A TOID is a unique identifier, consisting of the letters ‘osgb’ and followed by up to sixteen digits, associated with every feature in many of Ordnance Survey’s large scale products. The TOID is based upon the Digital National Framework concept and the principles that underpinned it. The TOID contains no attribution or information (for example coordinate position) about the feature, nor can information be derived from either the allocated number or the process by which it is allocated. The TOID will remain with the feature throughout the feature’s life and will not be reassigned to a new feature when the existing feature is deleted.
Ordnance Survey is committed to enabling the widest possible sharing and use of TOIDs. Hence, while Ordnance Survey is obliged under delegated authority to license and protect the Crown’s intellectual property rights, we allow the royalty-free use and sub-licensing of TOIDS (in each case limited to the TOID record and the associated TOID version number) in perpetuity by third parties who:
- are (or were at the time the TOIDs were extracted) licensed to use the source Ordnance Survey data for their own Business Use, or;
- have obtained TOIDS from the OS OpenData™ TOID look-up service.
In either case, they are free to:
- sub-license the TOIDs to third parties free of any licensing restrictions; or
- use the TOIDs to enhance their own products and/or services and sub-license such products and/or services to third parties free from any licensing restrictions, other than those that may apply in respect of such products and/or services.

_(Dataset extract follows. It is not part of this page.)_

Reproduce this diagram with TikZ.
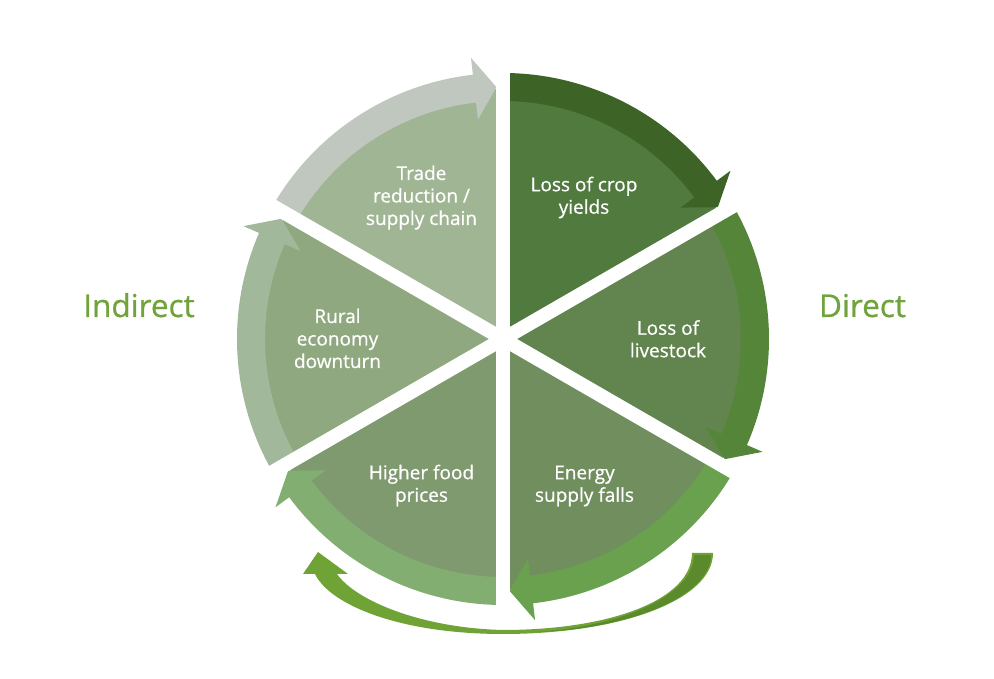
\documentclass[tikz,border=0pt]{standalone}
\usepackage{fontspec}
\setmainfont{Open Sans}[FakeBold=0.6]
\usetikzlibrary{calc}
\definecolor{sA}{HTML}{517A3F}
\definecolor{aA}{HTML}{3D6327}
\definecolor{sB}{HTML}{62854F}
\definecolor{aB}{HTML}{548538}
\definecolor{sC}{HTML}{718E5F}
\definecolor{aC}{HTML}{6AA14E}
\definecolor{sD}{HTML}{7F9A6F}
\definecolor{aD}{HTML}{83AE72}
\definecolor{sE}{HTML}{8FA880}
\definecolor{aE}{HTML}{A1B99A}
\definecolor{sF}{HTML}{A0B593}
\definecolor{aF}{HTML}{C0C7BF}
\definecolor{sidegreen}{HTML}{70A33A}
\definecolor{curvelight}{HTML}{6FA336}
\definecolor{curvedark}{HTML}{5A8A2C}
\newcommand\segsector[3]{%
  \fill[#3] (0,0) -- (#1:250pt) arc[start angle=#1, end angle=#2, radius=250pt] -- cycle;}
\newcommand\segarrow[3]{%
  \pgfmathsetmacro\barbang{#2+6.5}%
  \pgfmathsetmacro\tipang{#2+1.5}%
  \fill[#3] (#1:266pt) arc[start angle=#1, end angle=\barbang, radius=266pt]
    -- (\barbang:283pt) -- (\tipang:252pt) -- (\barbang:221pt) -- (\barbang:238pt)
    arc[start angle=\barbang, end angle=#1, radius=238pt] -- cycle;}
\begin{document}
\begin{tikzpicture}[x=1pt,y=1pt,
  lbl/.style={text=white, align=center, inner sep=0pt, font=\fontsize{19}{22.5}\selectfont},
  side/.style={text=sidegreen, inner sep=0pt, anchor=base, font=\fontsize{31.5}{36}\selectfont},
  gap/.style={white, line width=14pt}]
\useasboundingbox[fill=white] (0,0) rectangle (994,679);
\coordinate (C) at (503,340);
\begin{scope}[shift={(C)}]
  \segsector{90}{30}{sA}
  \segsector{30}{-30}{sB}
  \segsector{-30}{-90}{sC}
  \segsector{-90}{-150}{sD}
  \segsector{-150}{-210}{sE}
  \segsector{150}{90}{sF}
  \segarrow{90}{30}{aA}
  \segarrow{30}{-30}{aB}
  \segarrow{-30}{-90}{aC}
  \segarrow{-90}{-150}{aD}
  \segarrow{-150}{-210}{aE}
  \segarrow{150}{90}{aF}
  \coordinate (g1a) at (90:290pt); \coordinate (g1b) at (270:290pt);
  \coordinate (g2a) at (30:290pt); \coordinate (g2b) at (210:290pt);
  \coordinate (g3a) at (150:290pt); \coordinate (g3b) at (330:290pt);
\end{scope}
\draw[gap] (g1a) -- (g1b);
\draw[gap] (g2a) -- (g2b);
\draw[gap] (g3a) -- (g3b);
% bottom curved arrow
\fill[curvelight] (713,126) .. controls (713,79) and (620,45) .. (503,45)
  .. controls (400,45) and (330,74) .. (315,105)
  -- (303,105) -- (318,127) -- (348,105) -- (337,105)
  .. controls (355,79) and (420,51) .. (503,49)
  .. controls (610,49) and (692,79) .. (692,126) -- cycle;
\fill[curvedark] (711,124) .. controls (711,82) and (625,49) .. (535,47)
  .. controls (622,52) and (694,84) .. (694,124) -- cycle;
% labels
\node[lbl] (trade) at (421.5,481) {\strut Trade\\\strut reduction /\\\strut supply chain};
\node[lbl] (crop) at (584,481) {\strut Loss of crop\\\strut yields};
\node[lbl] (livestock) at (668,337.5) {\strut Loss of\\\strut livestock};
\node[lbl] (energy) at (584.5,193) {\strut Energy\\\strut supply falls};
\node[lbl] (food) at (421.5,193) {\strut Higher food\\\strut prices};
\node[lbl] (rural) at (337.5,338) {\strut Rural\\\strut economy\\\strut downturn};
\node[side] (direct) at (862.5,362) {Direct};
\node[side] (indirect) at (139,362) {Indirect};
\end{tikzpicture}
\end{document}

The inclusion of Ordnance Survey data attributes (other than the TOID record or associated TOID version number), or datasets derived from Ordnance Survey data, will usually require licensing. Where any doubt exists users should contact Ordnance Survey.
Examples of how TOIDs can be used
TOIDs can be shared with other users across different applications and systems. Data can be cross-referenced: for example, a user’s object or information may be linked to underlying geographic objects. This allows for: easier data association and greater accuracy, focusing on real–world objects; and easier information re-use. TOIDs facilitate correlation of data from different sources or datasets, for searching, analysis and querying of data, as an aid to information management, enhanced analysis and quicker decision making.
Collections of features may be aggregated into real-world objects such as schools, hospitals etc. by assigning a Feature Collection Identifier that references the composite TOIDs.
Ordnance Survey, May 2014
A ‘feature’ is any feature in a dataset representing a real world phenomenon. It may have a geometric property, including without limitation any line, point, polygon, symbol or text or it may have implied geometry by virtue of its relationship to other features. It has a spatial domain (attribute), a temporal domain, or a spatial/temporal domain as one of its attributes. Examples of features include almost everything that can be placed in time and space, including desks, buildings, cities, trees, forest stands, ecosystems, delivery vehicles, snow removal routes, oil wells, oil pipelines, oil spills and so on. Features are usually managed in groups as feature collections.